When Fox Sports head Eric Shanks attended last month's Major League Baseball owners meeting, he did more than pass along good tidings from his boss. He brought the man himself, Lachlan Murdoch.
Like his billionaire father Rupert, Murdoch knows commissioners and owners are integral to his vision for the company, which is charting a new course after a blockbuster deal with Walt Disney Co. The meeting was a chance to show Fox's loyalty to baseball at a time of flux, Shanks said.
"That's how you build a successful business," he said in an interview. "The strategy is actually putting the effort into -- and making sure -- every one of your partners knows how important they are."
It's nearly impossible to overstate the importance of professional sports to New Fox, the company that'll be left after 21st Century Fox Inc. completes the sale of its entertainment assets to Disney next year.
Decades after Rupert Murdoch used NFL games to draw an audience to his fledgling media company, New Fox is banking on what Shanks called a "foundation of predictability" that sports can provide.
Even with its carousel of controversies, professional football still draws the biggest audiences on TV. NFL games have accounted for 47 of the top 50 most-watched telecasts since the start of the season. That's enough for Shanks.
"If we sat here today and had just done a 20-year NFL renewal -- and you asked me what's on the top of my mind -- it would be renewing the NFL in 21 years," he said.
Fox completed its first season of "Thursday Night Football" this past week, with higher ratings than last year when the show was on other networks.
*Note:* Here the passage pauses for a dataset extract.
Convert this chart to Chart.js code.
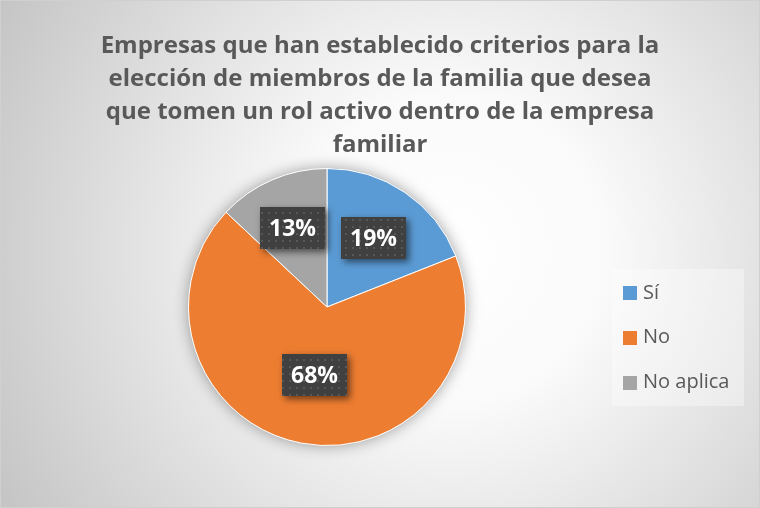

Key for Fox, which also shows the NFL on Sundays -- and college games on Saturdays -- is that football is played during what Shanks called the most valuable part of the year.
"We wanted Fox to be top-of-mind and to garner the most attention in that time frame because that's when advertisers are spending more," he said. "Consumers are spending more."
The company owns the rights to other events and leagues, including World Wrestling Entertainment, which signed a five-year deal in June to put "SmackDown Live" on Fox Friday nights. Besides the World Cup and Major League Soccer, college basketball and Nascar, the network also shows bowling and Premier Boxing Champions, which is sometimes offered via pay-per-view.
While sports draw a big audience in a coveted demographic, the rights are costly and getting more so. Fox agreed to pay at least $5 billion for a seven-year extension of its deal with Major League Baseball, a 36 percent average annual increase.
"Not every sport is created equal," Shanks said. Some of the sports may not be able to command those increases in the future.
The NFL may be a persistent exception. The league reaps about $3.1 billion a year from its deals with CBS Corp., NBC and Fox. And newcomers such as Amazon.com Inc., Facebook Inc. and Twitter Inc. have embraced the sport as well.
Netflix Inc., which has so far sat out the gold rush for digital sports rights, had praise for Shanks's vision.
"New Fox appears to have a great strategy, which is to focus on large simultaneous-viewing sports and news," the company said in its last quarterly earnings report. "These content areas are not transformed by on-demand viewing and personalization in the way that TV series and movies are, so they are more resistant to the rise of the internet."
There's one big question mark in the future of Fox Sports. As part of its $71 billion Fox deal, Disney has agreed to unload the company's 22 regional sports networks, or RSNs, a move to placate regulators. It's not yet clear who will acquire the networks, and it's possible that some may wind up back at New Fox.
Bankers suggest the RSNs may be worth as much as $20 billion, supporting the value proposition of live sports.
Shanks said the biggest risk in his strategy would come from folks opting out of live television.
"The trends," he said, "are the opposite way."